• **Dataset extract**
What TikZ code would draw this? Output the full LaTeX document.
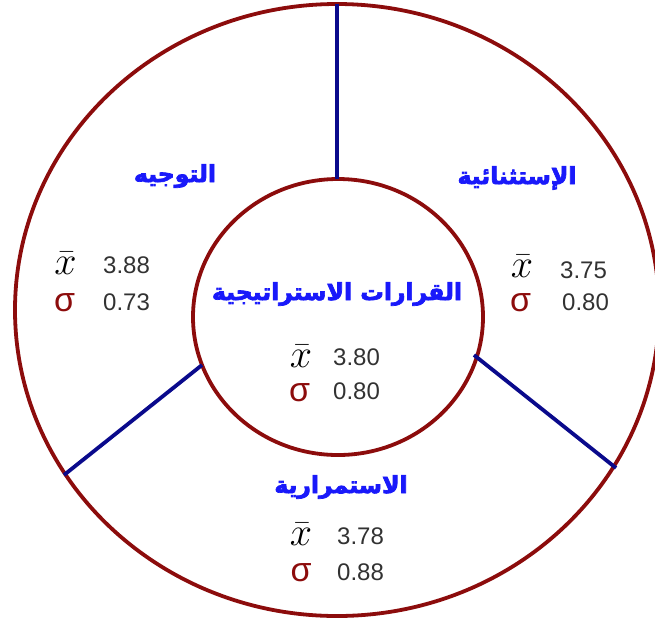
\documentclass[tikz,border=0pt]{standalone}
\usepackage{fix-cm}
\usepackage{fontspec}
\setmainfont{Liberation Sans}
\newfontfamily\arabicfont[Script=Arabic,BoldFeatures={FakeBold=3}]{DejaVu Sans}
\TeXXeTstate=1

\definecolor{ringred}{RGB}{140,12,12}
\definecolor{linenavy}{RGB}{10,10,140}
\definecolor{titleblue}{RGB}{25,25,250}
\definecolor{numgray}{RGB}{50,50,50}

\begin{document}
\begin{tikzpicture}[x=1pt,y=-1pt]
        \tikzset{every node/.style = {inner sep=0pt}}
        \tikzset{title/.style = {text=titleblue, font=\arabicfont\bfseries\fontsize{23.5}{26}\selectfont}}
        \tikzset{val/.style = {anchor=west, text=numgray, font=\fontsize{24}{26}\selectfont}}
        \tikzset{mean/.style = {font=\fontsize{40}{42}\selectfont}}
        \tikzset{sd/.style = {text=ringred, font=\fontsize{34}{36}\selectfont}}
        \tikzset{ring/.style = {draw=ringred, line width=3.8pt}}
        \tikzset{divider/.style = {draw=linenavy, line width=3.8pt}}

        \useasboundingbox (0,0) rectangle (655,622);

        \draw[ring] (337,310) ellipse [x radius=322, y radius=306];
        \draw[ring] (338,317) ellipse [x radius=145, y radius=138];

        \coordinate (o1) at (337,4);
        \coordinate (i1) at (337,179);
        \coordinate (o2) at (64,475);
        \coordinate (i2) at (202,365);
        \coordinate (o3) at (616,468);
        \coordinate (i3) at (474,355);

        \draw[divider] (o1) -- (i1);
        \draw[divider] (o2) -- (i2);
        \draw[divider] (o3) -- (i3);

        \node[title] (tl) at (175,176) {\beginR التوجيه\endR};
        \node[title] (tr) at (517,178) {\beginR الإستثنائية\endR};
        \node[title] (tc) at (337,294) {\beginR القرارات الاستراتيجية\endR};
        \node[title] (tb) at (341,487) {\beginR الاستمرارية\endR};

        \node[mean] (xl) at (65.5,263) {$\bar{x}$};
        \node[val] (ml) at (103,265.5) {3.88};
        \node[sd] (sl) at (64.5,302.5) {σ};
        \node[val] (dl) at (103,302) {0.73};

        \node[mean] (xr) at (522,266) {$\bar{x}$};
        \node[val] (mr) at (560,270) {3.75};
        \node[sd] (sr) at (520.5,303) {σ};
        \node[val] (dr) at (562,302.5) {0.80};

        \node[mean] (xc) at (301,356) {$\bar{x}$};
        \node[val] (mc) at (333,357.5) {3.80};
        \node[sd] (sc) at (299.5,393) {σ};
        \node[val] (dc) at (333,391.5) {0.80};

        \node[mean] (xb) at (301,534.5) {$\bar{x}$};
        \node[val] (mb) at (337,536.5) {3.78};
        \node[sd] (sb) at (301,572.5) {σ};
        \node[val] (db) at (337,572) {0.88};

    \end{tikzpicture}
\end{document}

• **Written exercise**
Copy the data character for character, but drop all pictures from the copy.

• **Result**
What TikZ code would draw this? Output the full LaTeX document.
\documentclass[tikz,border=0pt]{standalone}
\usepackage{fix-cm}
\usepackage{fontspec}
\setmainfont{Liberation Sans}
\newfontfamily\arabicfont[Script=Arabic,BoldFeatures={FakeBold=3}]{DejaVu Sans}
\TeXXeTstate=1

\definecolor{ringred}{RGB}{140,12,12}
\definecolor{linenavy}{RGB}{10,10,140}
\definecolor{titleblue}{RGB}{25,25,250}
\definecolor{numgray}{RGB}{50,50,50}

\begin{document}
\begin{tikzpicture}[x=1pt,y=-1pt]
        \tikzset{every node/.style = {inner sep=0pt}}
        \tikzset{title/.style = {text=titleblue, font=\arabicfont\bfseries\fontsize{23.5}{26}\selectfont}}
        \tikzset{val/.style = {anchor=west, text=numgray, font=\fontsize{24}{26}\selectfont}}
        \tikzset{mean/.style = {font=\fontsize{40}{42}\selectfont}}
        \tikzset{sd/.style = {text=ringred, font=\fontsize{34}{36}\selectfont}}
        \tikzset{ring/.style = {draw=ringred, line width=3.8pt}}
        \tikzset{divider/.style = {draw=linenavy, line width=3.8pt}}

        \useasboundingbox (0,0) rectangle (655,622);

        \draw[ring] (337,310) ellipse [x radius=322, y radius=306];
        \draw[ring] (338,317) ellipse [x radius=145, y radius=138];

        \coordinate (o1) at (337,4);
        \coordinate (i1) at (337,179);
        \coordinate (o2) at (64,475);
        \coordinate (i2) at (202,365);
        \coordinate (o3) at (616,468);
        \coordinate (i3) at (474,355);

        \draw[divider] (o1) -- (i1);
        \draw[divider] (o2) -- (i2);
        \draw[divider] (o3) -- (i3);

        \node[title] (tl) at (175,176) {\beginR التوجيه\endR};
        \node[title] (tr) at (517,178) {\beginR الإستثنائية\endR};
        \node[title] (tc) at (337,294) {\beginR القرارات الاستراتيجية\endR};
        \node[title] (tb) at (341,487) {\beginR الاستمرارية\endR};

        \node[mean] (xl) at (65.5,263) {$\bar{x}$};
        \node[val] (ml) at (103,265.5) {3.88};
        \node[sd] (sl) at (64.5,302.5) {σ};
        \node[val] (dl) at (103,302) {0.73};

        \node[mean] (xr) at (522,266) {$\bar{x}$};
        \node[val] (mr) at (560,270) {3.75};
        \node[sd] (sr) at (520.5,303) {σ};
        \node[val] (dr) at (562,302.5) {0.80};

        \node[mean] (xc) at (301,356) {$\bar{x}$};
        \node[val] (mc) at (333,357.5) {3.80};
        \node[sd] (sc) at (299.5,393) {σ};
        \node[val] (dc) at (333,391.5) {0.80};

        \node[mean] (xb) at (301,534.5) {$\bar{x}$};
        \node[val] (mb) at (337,536.5) {3.78};
        \node[sd] (sb) at (301,572.5) {σ};
        \node[val] (db) at (337,572) {0.88};

    \end{tikzpicture}
\end{document}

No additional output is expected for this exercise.